Friday, July 29, 2005

Will we not remember?

Yesterday, I took down from my bookshelf a battered copy of 'One Hundred Years of Solitude' to read the chapter about the rains of Macondo. Needless to say, soon I was engrossed in the Buendia family history for the nth time. Flipping back pages, I re-read the chapter before the rains. For those of you who remember, this is the one where Jose Arcadio Segundo(one of the twins, the third generation if I remember correctly) becomes the sole witness to(and sole survivor of) the massacre at the railway station of the 3000 banana plantation workers. When Jose Arcadio Segundo gets back to Macondo after his escape, he is horrified to discover that all memory of the massacre has been wiped out - no one in the entire town remembers what happened, and no one believes Jose Arcadio. The town thinks that he is insane. And then the rains begin.

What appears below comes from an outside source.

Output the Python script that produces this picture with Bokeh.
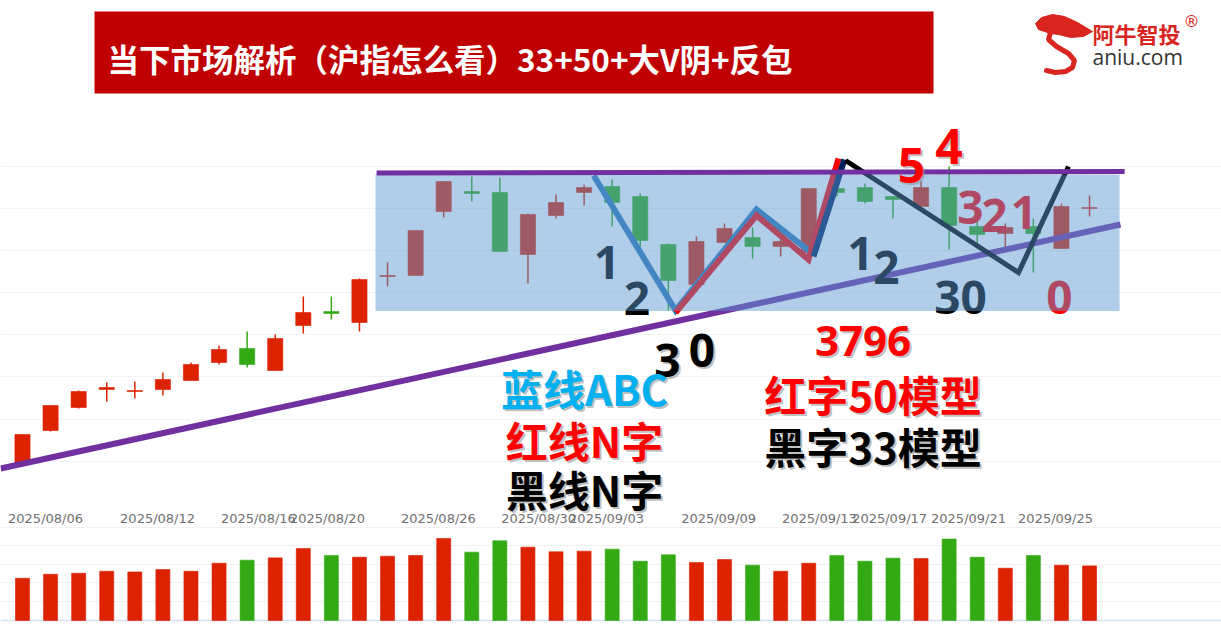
from bokeh.plotting import figure
from bokeh.models import Range1d, FixedTicker, Grid, ColumnDataSource
from bokeh.core.properties import value
from bokeh.embed import file_html
from bokeh.resources import INLINE

# ---------------- data ----------------
opens  = [3643, 3676, 3699, 3717, 3715, 3717, 3726, 3744, 3758, 3736,
          3781, 3795, 3784, 3830, 3831, 3895, 3915, 3914, 3852, 3891,
          3914, 3920, 3910, 3862, 3822, 3864, 3869, 3860, 3854, 3918,
          3919, 3910, 3900, 3919, 3880, 3873, 3880, 3858, 3898]
highs  = [3672, 3701, 3716, 3724, 3725, 3734, 3744, 3761, 3775, 3772,
          3810, 3810, 3828, 3844, 3876, 3925, 3930, 3929, 3893, 3912,
          3922, 3927, 3913, 3863, 3870, 3883, 3879, 3868, 3918, 3921,
          3923, 3910, 3925, 3940, 3891, 3883, 3888, 3903, 3911]
lows   = [3643, 3675, 3698, 3705, 3708, 3711, 3726, 3742, 3739, 3736,
          3773, 3787, 3775, 3820, 3831, 3889, 3905, 3855, 3823, 3888,
          3901, 3880, 3860, 3796, 3816, 3864, 3848, 3850, 3854, 3910,
          3903, 3888, 3900, 3857, 3858, 3859, 3834, 3858, 3890]
closes = [3672, 3701, 3715, 3719, 3716, 3727, 3742, 3757, 3742, 3768,
          3794, 3793, 3827, 3831, 3876, 3925, 3913, 3855, 3892, 3904,
          3919, 3904, 3866, 3826, 3865, 3878, 3860, 3865, 3918, 3914,
          3905, 3907, 3919, 3881, 3872, 3879, 3873, 3900, 3899]
volumes = [126, 138, 141, 147, 145, 152, 147, 171, 180, 187,
           215, 194, 189, 192, 194, 245, 204, 238, 219, 205,
           207, 213, 177, 196, 173, 182, 165, 147, 171, 194,
           177, 186, 185, 243, 189, 156, 194, 165, 163]
date_labels = ["2025/08/06", "2025/08/12", "2025/08/16", "2025/08/20", "2025/08/26", "2025/08/30",
               "2025/09/03", "2025/09/09", "2025/09/13", "2025/09/17", "2025/09/21", "2025/09/25"]
date_positions = [0.82, 4.81, 8.40, 10.86, 14.81, 18.38, 20.80, 24.79, 28.38, 30.88, 33.69, 36.79]

# drawn analysis lines (candle index, price)
abc_x = [20.34, 23.26, 26.14, 28.13]
abc_y = [3931, 3796, 3897, 3853]
c_leg_x = [28.17, 29.27]
c_leg_y = [3850, 3947]
red_n_x = [23.26, 26.14, 27.99, 29.06]
red_n_y = [3794, 3891, 3847, 3948]
black_n_x = [29.31, 35.47, 37.25]
black_n_y = [3946, 3834, 3940]
top_line_x = [12.61, 39.25]
top_line_y = [3933.5, 3935]
trend_x = [-0.78, 39.10]
trend_y = [3638, 3882]
box_x = [12.57, 39.07]
box_y = [3795.5, 3932]

RED = "#dd2200"
GREEN = "#33aa14"
idx = list(range(len(opens)))
colors = [RED if c >= o else GREEN for o, c in zip(opens, closes)]

# reference-pixel helpers for annotation placement
def xd(px):
    return (px - 22) / 28.08

def yd(py):
    return 4106 - py

VOL_PX = 0.335          # pixels per volume unit
VOL_BASE = 620          # pixel row of zero volume

def vd(py):
    return (VOL_BASE - py) / VOL_PX

W = 1221
H = 629
p = figure(width=W, height=H, x_range=Range1d(xd(0), xd(W)), y_range=Range1d(yd(H), yd(0)),
           output_backend="svg", toolbar_location=None, x_axis_location=None, y_axis_location=None,
           min_border=0, outline_line_color=None, background_fill_color="white", border_fill_color="white")
p.extra_y_ranges = {"vol": Range1d(vd(H), vd(0))}
for g in list(p.grid):
    g.visible = False
p.add_layout(Grid(dimension=1, ticker=FixedTicker(ticks=[3645, 3687, 3730, 3772, 3814, 3856, 3898, 3940]),
                  grid_line_color="#f3f3f3", grid_line_width=1))
p.add_layout(Grid(dimension=1, y_range_name="vol", ticker=FixedTicker(ticks=[56, 112, 168, 224, 278]),
                  grid_line_color="#f1f1f1", grid_line_width=1))
p.add_layout(Grid(dimension=1, y_range_name="vol", ticker=FixedTicker(ticks=[0]),
                  grid_line_color="#d5e1f0", grid_line_width=1.5))

# title bar
p.quad(left=[xd(94)], right=[xd(933)], top=[yd(11)], bottom=[yd(93)], fill_color="#c00000", line_color=None)
p.text(x=[xd(107)], y=[yd(57)], text=["当下市场解析（沪指怎么看）33+50+大V阴+反包"],
       text_font=value("Noto Sans CJK SC"), text_font_style="bold", text_font_size="31.5px",
       text_color="white", text_align="left", text_baseline="middle")

# candles
src = ColumnDataSource(dict(x=idx, o=opens, h=highs, l=lows, c=closes,
                            top=[max(o, c) for o, c in zip(opens, closes)],
                            bot=[min(o, c) for o, c in zip(opens, closes)], color=colors))
p.segment(x0="x", y0="h", x1="x", y1="l", source=src, line_color="color", line_width=1.5)
p.vbar(x="x", top="top", bottom="bot", width=0.54, source=src, fill_color="color",
       line_color="color", line_alpha=0.6, line_width=1)

# volume bars
p.vbar(x=idx, top=volumes, bottom=0, width=0.5, fill_color=colors, line_color=colors,
       line_alpha=0.6, y_range_name="vol")

# date tick labels
p.text(x=date_positions, y=[vd(518)] * len(date_positions), text=date_labels, y_range_name="vol",
       text_font=value("DejaVu Sans"), text_font_size="13px", text_color="#707070",
       text_align="center", text_baseline="middle")

# trend line & drawn lines (under box overlay)
p.line(trend_x, trend_y, line_color="#7030a0", line_width=6)
p.line(abc_x, abc_y, line_color="#2e75b6", line_width=6, line_join="miter")
p.line(red_n_x, red_n_y, line_color="#ff0000", line_width=6, line_join="miter")
p.line(c_leg_x, c_leg_y, line_color="#002060", line_width=6)
p.line(black_n_x, black_n_y, line_color="#000000", line_width=5, line_join="miter")

def txt(px, py, s, size, color, font="Open Sans", align="center", baseline="alphabetic",
        shadow=False, style="bold"):
    if shadow:
        p.text(x=[xd(px)], y=[yd(py)], text=[s], x_offset=2, y_offset=2,
               text_font=value(font), text_font_style=style, text_font_size=f"{size}px",
               text_color="#8c8c8c", text_alpha=0.55, text_align=align, text_baseline=baseline)
    p.text(x=[xd(px)], y=[yd(py)], text=[s], text_font=value(font), text_font_style=style,
           text_font_size=f"{size}px", text_color=color, text_align=align, text_baseline=baseline)

# numbers inside the box (muted by overlay)
txt(606.5, 261.7, "1", 46, "black")
txt(636.5, 298.3, "2", 46, "black")
txt(860, 253.3, "1", 46, "black")
txt(886, 266.7, "2", 46, "black")
txt(960, 296.7, "30", 46, "black")
txt(970, 207, "3", 46, "#ff0000")
txt(994, 215, "2", 46, "#ff0000")
txt(1023.5, 212, "1", 46, "#ff0000")
txt(1059, 296.7, "0", 46, "#ff0000")

# translucent blue box
p.quad(left=[box_x[0]], right=[box_x[1]], bottom=[box_y[0]], top=[box_y[1]],
       fill_color="#5a99d1", fill_alpha=0.48, line_color=None)
p.line(top_line_x, top_line_y, line_color="#7030a0", line_width=5)

# outside labels
txt(911, 165, "5", 48, "#ff0000", shadow=True)
txt(948.5, 146, "4", 48, "#ff0000", shadow=True)
txt(667, 360, "3", 46, "black", shadow=True)
txt(701.5, 350, "0", 46, "black", shadow=True)
txt(862.5, 340.5, "3796", 42, "#ff0000", shadow=True)
cjk = "Noto Sans CJK SC"
txt(584, 387, "蓝线ABC", 42, "#00b0f0", font=cjk, baseline="middle", shadow=True)
txt(584, 438.5, "红线N字", 42, "#ff0000", font=cjk, baseline="middle", shadow=True)
txt(584, 487.5, "黑线N字", 42, "black", font=cjk, baseline="middle", shadow=True)
txt(872.5, 393, "红字50模型", 42, "#ff0000", font=cjk, baseline="middle", shadow=True)
txt(872.5, 445, "黑字33模型", 42, "black", font=cjk, baseline="middle", shadow=True)

# logo
head = [(1035, 23), (1041, 17), (1052, 14), (1064, 16), (1077, 22), (1092, 31), (1083, 36),
        (1070, 37), (1058, 34), (1050, 33), (1044, 31), (1038, 29)]
p.patch([xd(a) for a, b in head], [yd(b) for a, b in head], fill_color="#d8261f", line_color="#d8261f")
tail = [(1050, 32), (1048, 39), (1056, 46), (1068, 53), (1074, 60), (1072, 67), (1065, 71), (1055, 72), (1046, 70)]
p.line([xd(a) for a, b in tail], [yd(b) for a, b in tail], line_color="#d8261f", line_width=5, line_cap="round")
txt(1092, 32, "阿牛智投", 22, "#d8261f", font=cjk, align="left", baseline="middle")
txt(1191, 21, "®", 16, "#d8261f", font="DejaVu Sans", baseline="middle", style="normal")
txt(1092, 56, "aniu.com", 21, "#333333", align="left", baseline="middle", style="normal")

open("out.html", "w").write(file_html(p, INLINE))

And I wonder if this kind of selective amnesia is where we, as a country, are moving towards. Or are we already there yet? As P. Sainath asks in this hard-hitting piece,"how much media coverage has been there of workers' problems"? As we cruise along our no-speed-limit autobahns, will we let a third of our country rot? Worse, will we not even remember that we watched them die and didn't do anything about it? Will we not remember that we dismissed concerns about unsafe working conditions claiming that the workers would have been worse off if they did not work in sweatshops? Will we not remember that we demolished homes of millions in order to transform our cities into Shanghai? Will we not remember at all?


Notes/Updates for those of you who wrote in already!

Note 1: No, I am not trying to draw any parallels between Marquez's work and/or the events of Gurgaon and Mumbai during the past week. The labor unrest and the rains were the two events that I read about a lot during the past week and it just happened to be a coincidence that I found both of these issues occuring one after the other in Macondo too.

Note 2: I'd highly recommend P. Sainath's article in 'The Hindu'. Link via Anand. I'd also recommend P. Sainath's book 'Everybody loves a good drought' - its has excellent examples of what community initiatives can do for all-round development.

Note 3: Having grown-up in God's own country, I am very much aware of what unchecked labor power can do. In my opinion, it isn't very different from what unchecked feudalism(by whatever manifestation) can do. So let me make it clear that here, I am talking about basic human rights and not power.

1 comment:

Sunil said...

thanks for the link to Sainath's article......I had missed it.

The way things are...we will not remember.